In sixth grade at age twelve, when I heard the finer points of what my responsibilities in procreation would be, my instantaneous gut response was, no way, not me. Impregnation seemed interesting, but carrying the weight of a cantaloupe inside of me seemed like a bad design plan, and birthing was definitely gross, they said it would be painful, and I risked death in it. Also, I noticed how boys, men were handling their procreative responsibilities, and I was not impressed.

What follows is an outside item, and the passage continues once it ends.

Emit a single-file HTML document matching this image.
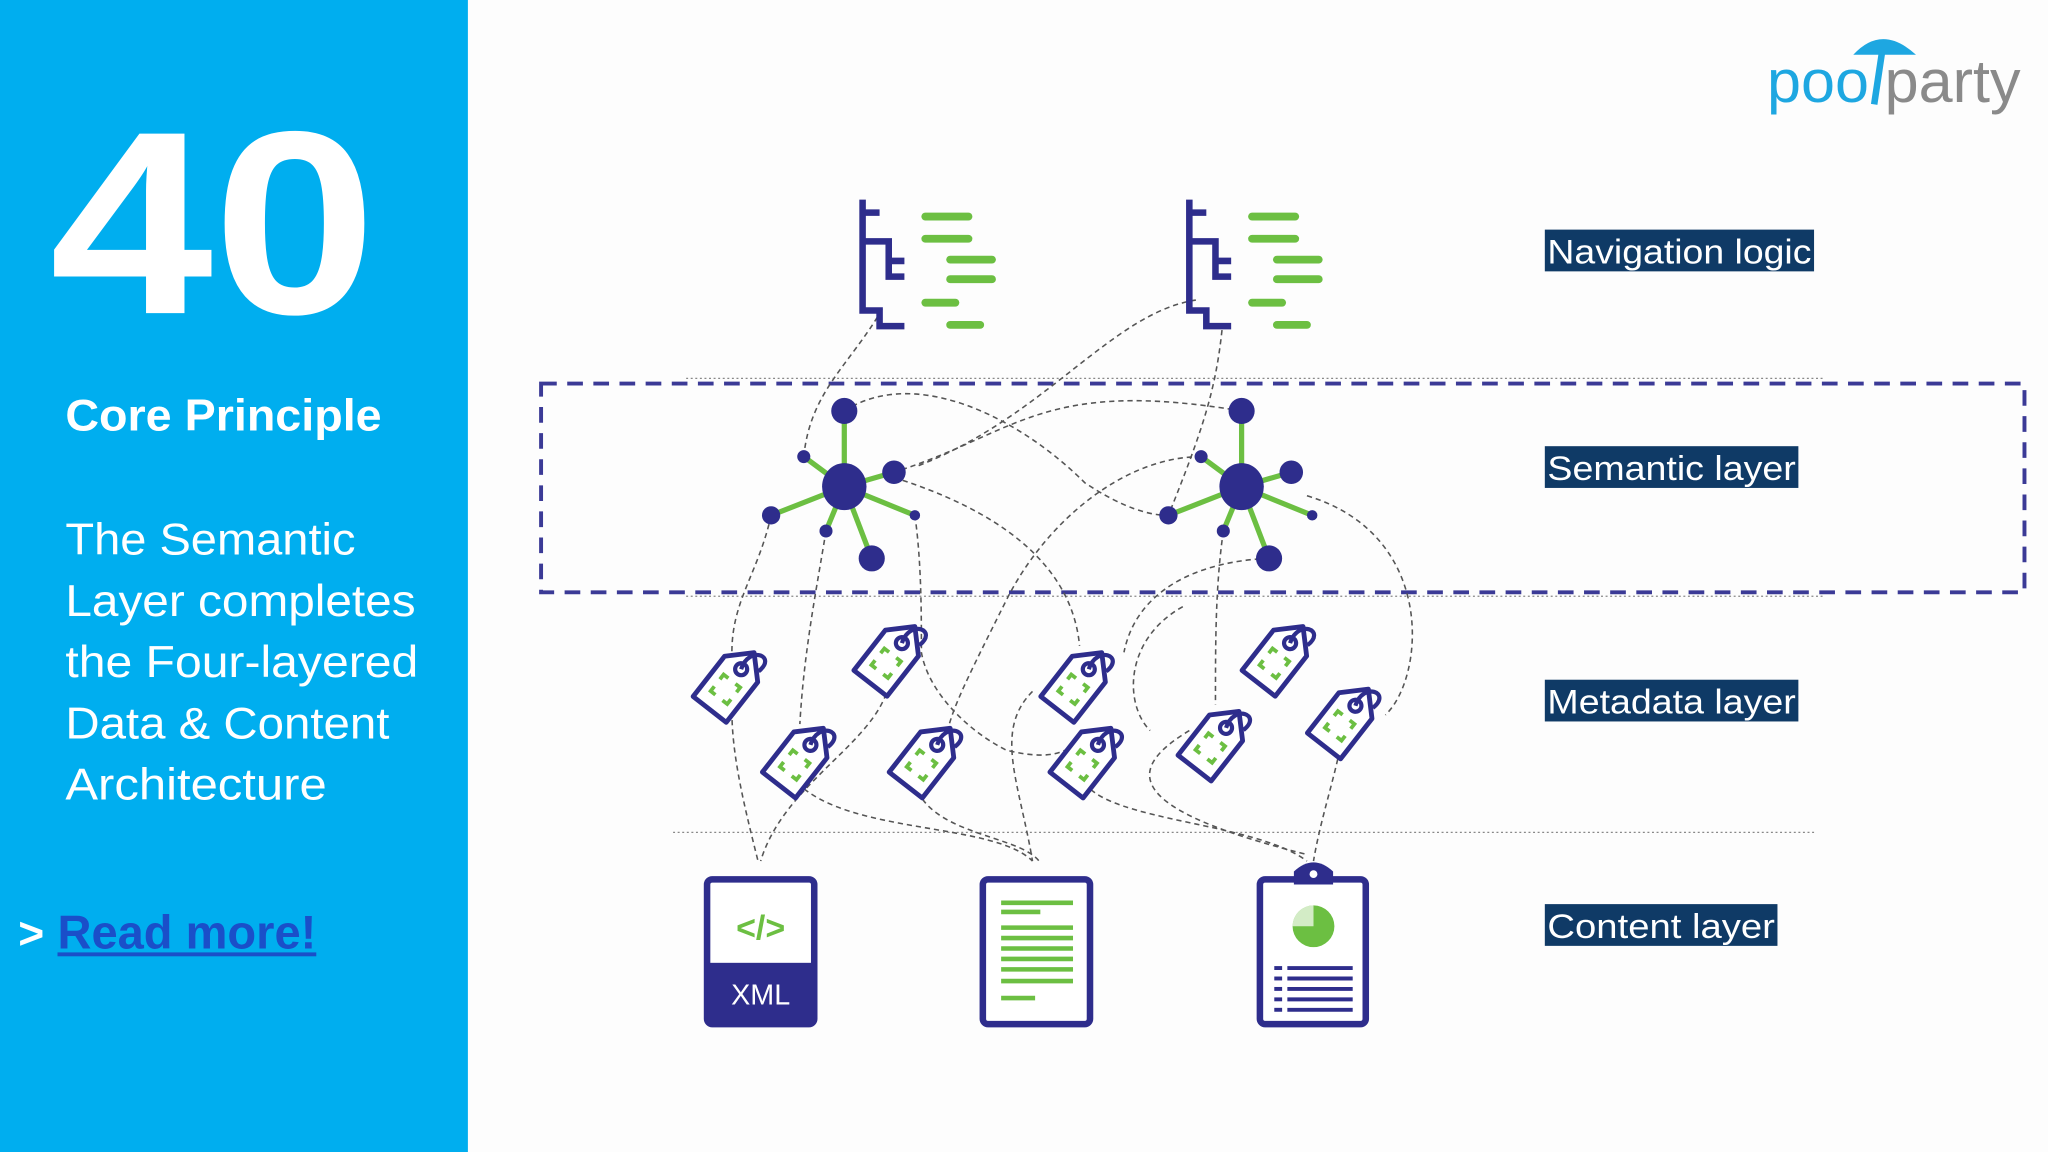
<!DOCTYPE html>
<html><head><meta charset="utf-8"><style>
html,body{margin:0;padding:0;background:#fdfdfd;}
svg{display:block;}
</style></head><body>
<svg width="2048" height="1152" viewBox="0 0 1567 883" preserveAspectRatio="none" xmlns="http://www.w3.org/2000/svg">
<defs>
<g id="tree">
 <path d="M660,153 V238 H673 V250 H692 M660,163 H673 M660,185 H680 V212 H692 M680,200 H692" fill="none" stroke="#2e2d8c" stroke-width="5"/>
 <g stroke="#6cbf42" stroke-width="6" stroke-linecap="round">
  <line x1="708" y1="166" x2="741" y2="166"/><line x1="708" y1="183" x2="741" y2="183"/>
  <line x1="727" y1="199" x2="759" y2="199"/><line x1="727" y1="214" x2="759" y2="214"/>
  <line x1="708" y1="232" x2="731" y2="232"/><line x1="727" y1="249" x2="750" y2="249"/>
 </g>
</g>
<g id="hub">
 <g stroke="#6cbf42" stroke-width="4">
  <line x1="646" y1="373" x2="646" y2="315"/><line x1="646" y1="373" x2="684" y2="362"/>
  <line x1="646" y1="373" x2="615" y2="350"/><line x1="646" y1="373" x2="590" y2="395"/>
  <line x1="646" y1="373" x2="632" y2="407"/><line x1="646" y1="373" x2="667" y2="428"/>
  <line x1="646" y1="373" x2="700" y2="395"/>
 </g>
 <g fill="#2e2d8c">
  <ellipse cx="646" cy="373" rx="17" ry="18"/><circle cx="646" cy="315" r="10"/>
  <circle cx="684" cy="362" r="9"/><circle cx="615" cy="350" r="5"/>
  <circle cx="590" cy="395" r="7"/><circle cx="632" cy="407" r="5"/>
  <circle cx="667" cy="428" r="10"/><circle cx="700" cy="395" r="4"/>
 </g>
</g>
<g id="tag">
 <g transform="rotate(38) scale(1.15)">
  <path d="M-14,-10 L0,-24 L14,-10 V24 H-14 Z" fill="#fff" stroke="#2e2d8c" stroke-width="3.2" stroke-linejoin="round"/>
  <circle cx="0" cy="-10" r="4" fill="none" stroke="#2e2d8c" stroke-width="2.8"/>
  <path d="M0,-10 C-6,-26 14,-32 10,-16" fill="none" stroke="#2e2d8c" stroke-width="2.8"/>
  <path d="M-7,4 V0 H-3 M3,0 H7 V4 M7,10 V14 H3 M-3,14 H-7 V10" fill="none" stroke="#6cbf42" stroke-width="2.5"/>
 </g>
</g>
</defs>

<rect x="0" y="0" width="358" height="883" fill="#00aeef"/>
<text x="38" y="240" font-family="Liberation Sans, sans-serif" font-weight="bold" font-size="200" fill="#fff" textLength="250" lengthAdjust="spacingAndGlyphs">40</text>
<g font-family="Liberation Sans, sans-serif" fill="#fff">
<text x="50" y="330" font-weight="bold" font-size="34" textLength="242" lengthAdjust="spacingAndGlyphs">Core Principle</text>
<text x="50" y="425" font-size="34" textLength="222" lengthAdjust="spacingAndGlyphs">The Semantic</text>
<text x="50" y="472" font-size="34" textLength="268" lengthAdjust="spacingAndGlyphs">Layer completes</text>
<text x="50" y="519" font-size="34" textLength="270" lengthAdjust="spacingAndGlyphs">the Four-layered</text>
<text x="50" y="566" font-size="34" textLength="248" lengthAdjust="spacingAndGlyphs">Data &amp; Content</text>
<text x="50" y="613" font-size="34" textLength="200" lengthAdjust="spacingAndGlyphs">Architecture</text>
<text x="14" y="727" font-weight="bold" font-size="34">&gt;</text>
</g>
<text x="44" y="727" font-family="Liberation Sans, sans-serif" font-weight="bold" font-size="36" fill="#1a4fc9" textLength="198" lengthAdjust="spacingAndGlyphs">Read more!</text>
<rect x="44" y="730" width="198" height="3" fill="#1a4fc9"/>

<!-- logo -->
<path d="M1418,42 Q1440,18 1466,42 Z" fill="#1ea7e1"/>
<line x1="1440" y1="40" x2="1434" y2="80" stroke="#1ea7e1" stroke-width="5"/>
<text x="1352" y="78" font-family="Liberation Sans, sans-serif" font-size="46" fill="#1ea7e1" textLength="78" lengthAdjust="spacingAndGlyphs">poo</text>
<text x="1442" y="78" font-family="Liberation Sans, sans-serif" font-size="46" fill="#8a8a8a" textLength="104" lengthAdjust="spacingAndGlyphs">party</text>

<!-- layer lines -->
<g stroke="#888" stroke-width="1" stroke-dasharray="1.5 2">
<line x1="525" y1="290" x2="1395" y2="290"/><line x1="525" y1="457" x2="1395" y2="457"/>
<line x1="515" y1="638" x2="1390" y2="638"/>
</g>
<rect x="414" y="294" width="1135" height="160" fill="none" stroke="#3b3a96" stroke-width="3" stroke-dasharray="12 8"/>

<!-- connectors -->
<g fill="none" stroke="#555" stroke-width="1.2" stroke-dasharray="4 3">
<path d="M675,237 C650,280 620,300 615,350"/>
<path d="M935,253 C930,300 920,330 894,395"/>
<path d="M915,230 C850,240 800,320 700,358"/>
<path d="M690,360 C780,330 800,290 950,315"/>
<path d="M646,315 C700,280 780,320 830,370 C860,390 880,395 894,395"/>
<path d="M684,366 C760,390 820,430 826,495"/>
<path d="M919,350 C860,350 800,400 770,460 C740,520 730,540 725,560"/>
<path d="M971,428 C920,430 870,450 860,500"/>
<path d="M1000,380 C1100,410 1090,520 1060,548"/>
<path d="M590,395 C580,440 560,460 560,500"/>
<path d="M632,407 C625,450 615,500 612,555"/>
<path d="M700,395 C705,430 705,470 705,500 C710,530 740,560 770,575 C790,580 805,580 815,575"/>
<path d="M936,407 C930,450 930,490 930,540"/>
<path d="M560,545 C560,580 570,620 580,660"/>
<path d="M680,525 C670,570 600,600 582,660"/>
<path d="M610,600 C650,640 760,630 790,660"/>
<path d="M700,600 C710,640 780,640 795,660"/>
<path d="M790,530 C760,560 780,600 790,660"/>
<path d="M830,600 C850,630 960,630 1000,660"/>
<path d="M910,560 C860,590 860,620 1000,655"/>
<path d="M905,465 C860,490 860,540 880,560"/>
<path d="M1025,575 C1020,600 1010,630 1005,660"/>
</g>

<use href="#tree"/>
<use href="#tree" transform="translate(250,0)"/>
<use href="#hub"/>
<use href="#hub" transform="translate(304,0)"/>

<use href="#tag" transform="translate(560,522)"/>
<use href="#tag" transform="translate(683,502)"/>
<use href="#tag" transform="translate(613,580)"/>
<use href="#tag" transform="translate(710,580)"/>
<use href="#tag" transform="translate(826,522)"/>
<use href="#tag" transform="translate(833,580)"/>
<use href="#tag" transform="translate(931,567)"/>
<use href="#tag" transform="translate(980,502)"/>
<use href="#tag" transform="translate(1030,550)"/>

<!-- XML -->
<rect x="541" y="674" width="82" height="111" rx="4" fill="#fff" stroke="#2e2d8c" stroke-width="5"/>
<rect x="541" y="738" width="82" height="47" fill="#2e2d8c"/>
<text x="582" y="770" text-anchor="middle" font-family="Liberation Sans, sans-serif" font-size="22" fill="#fff">XML</text>
<text x="582" y="720" text-anchor="middle" font-family="Liberation Sans, sans-serif" font-weight="bold" font-size="26" fill="#6cbf42">&lt;/&gt;</text>
<!-- doc -->
<rect x="752" y="674" width="82" height="111" rx="4" fill="#fff" stroke="#2e2d8c" stroke-width="5"/>
<g stroke="#6cbf42" stroke-width="3.5">
<line x1="766" y1="692" x2="821" y2="692"/><line x1="766" y1="699" x2="796" y2="699"/>
<line x1="766" y1="711" x2="821" y2="711"/><line x1="766" y1="719" x2="821" y2="719"/>
<line x1="766" y1="727" x2="821" y2="727"/><line x1="766" y1="735" x2="821" y2="735"/>
<line x1="766" y1="743" x2="821" y2="743"/><line x1="766" y1="752" x2="821" y2="752"/>
<line x1="766" y1="765" x2="792" y2="765"/>
</g>
<!-- clipboard -->
<rect x="964" y="674" width="81" height="111" rx="4" fill="#fff" stroke="#2e2d8c" stroke-width="5"/>
<path d="M990,678 V668 Q1005,654 1020,668 V678 Z" fill="#2e2d8c"/>
<circle cx="1005" cy="670" r="3" fill="#fff"/>
<circle cx="1005" cy="710" r="16" fill="#6cbf42"/>
<path d="M1005,710 V694 A16,16 0 0 0 989,710 Z" fill="#fff" opacity="0.7"/>
<g stroke="#2e2d8c" stroke-width="3">
<line x1="975" y1="742" x2="981" y2="742"/><line x1="985" y1="742" x2="1035" y2="742"/>
<line x1="975" y1="750" x2="981" y2="750"/><line x1="985" y1="750" x2="1035" y2="750"/>
<line x1="975" y1="758" x2="981" y2="758"/><line x1="985" y1="758" x2="1035" y2="758"/>
<line x1="975" y1="766" x2="981" y2="766"/><line x1="985" y1="766" x2="1035" y2="766"/>
<line x1="975" y1="774" x2="981" y2="774"/><line x1="985" y1="774" x2="1035" y2="774"/>
</g>

<!-- labels -->
<g font-family="Liberation Sans, sans-serif" font-size="26" fill="#fff">
<rect x="1182" y="176" width="206" height="32" fill="#0f3a66"/>
<text x="1184" y="202" textLength="202" lengthAdjust="spacingAndGlyphs">Navigation logic</text>
<rect x="1182" y="342" width="194" height="32" fill="#0f3a66"/>
<text x="1184" y="368" textLength="190" lengthAdjust="spacingAndGlyphs">Semantic layer</text>
<rect x="1182" y="521" width="194" height="32" fill="#0f3a66"/>
<text x="1184" y="547" textLength="190" lengthAdjust="spacingAndGlyphs">Metadata layer</text>
<rect x="1182" y="693" width="178" height="32" fill="#0f3a66"/>
<text x="1184" y="719" textLength="174" lengthAdjust="spacingAndGlyphs">Content layer</text>
</g>
</svg>
</body></html>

When I became a woman, I tried every which way to meet a marriageable man, but failed utterly. Later I tried to adopt on my own, but it was never financially feasible. In my forties I decided to become a foster parent. I had a lot of love to give and I was willing to give it to whichever child fate sent to me. The day I passed the foster parent program my social worker told me that I was such a good woman that she wished that she were my foster child, as we planned which child I would take into my care. She thought that I could manage twin toddlers who had recently been injured and orphaned, I had been thinking of starting with a preteen or even a teen. The following week I was laid off from work, putting it all on a tight money hold that never loosened its grip.
Sometime I still wonder if I have qualities that maybe should not have been extinguished from the human herd. I definitely regret not being able to express my maternal feelings, having no spouse, having no children, having no grandchildren, and I am saddened that I could not nurture even one child. Cruel fate brick-walled me away from children.